All tests report 367 or 368 kB/sec; the variability of the system time
average in successive runs is about 1%
Figures are (commas separate values from successive runs)
v4 with Mika's hack:
61.9,60.2% 234724,234727 irq/MB
with "while" reader in write loop:
63.4,64.5% 197772,97801 irq/MB
with "if" reader in while loop:
61.9,62.5% 197845,197847 irq/MB
with an "if" reader after the write loop:
66.0,67.1% 278207,277166 irq/MB
with a "while" reader after the write loop:
67.0% 275000 irq/MB
Further, on a suspicion about the silliness of the per-transfer
bits_per_word being checked right down the bottom of the lowest lever
byte-read/writing routine instead of once per transfer, I split
ep93xx_spi_read and _write into 8 and 16-bit variants, and checked
t->bits_per_word once outside the read and write loops.
This gives:
60.0% 59.3% 285906 irq/MB
Note: it takes *more* interrupts to transfer a megabyte when the
interrupt routine is more efficient!
The reason is that almost all of those interrupts happen while waiting
for the last 4, 3, 2 or 1 bytes of a transfer to arrive in the RX
FIFO. On this dreadful chip there is no interrupt mechanism to say
"the TX buffer is empty and the received data has finished arriving".

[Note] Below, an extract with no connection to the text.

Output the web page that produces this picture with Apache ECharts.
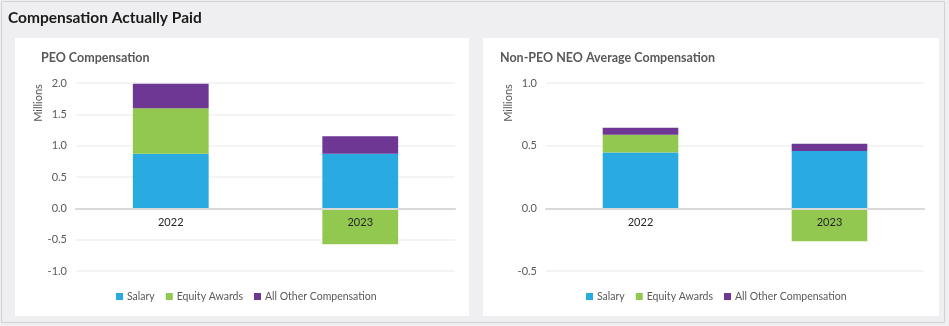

There is only "the TX buffer is half empty or less" and "the RX buffer
is half full or more", so repeated interrupts now perform the function
that the old busy-wait loop performed in v1.
This is another good reason to unite multiple transfers into one
continuous stream, to have less of this effective busy-waiting with
interrupts spinning madly.
It now occurs to me that another step in CPU efficiency could be had
by abusing the receive-fifo-is-half-full interrupt to signal the
completion of a transfer. This would only work for transfers of four
or more words and would need some careful jiggery-pokery at end of
transfer to turn the tx-fifo-is-half-empty interrupt enable off and
ensure that exactly four words would end up in the RX FIFO.
It's a horrible thought, and I suspect that the DMA engine is the real answer.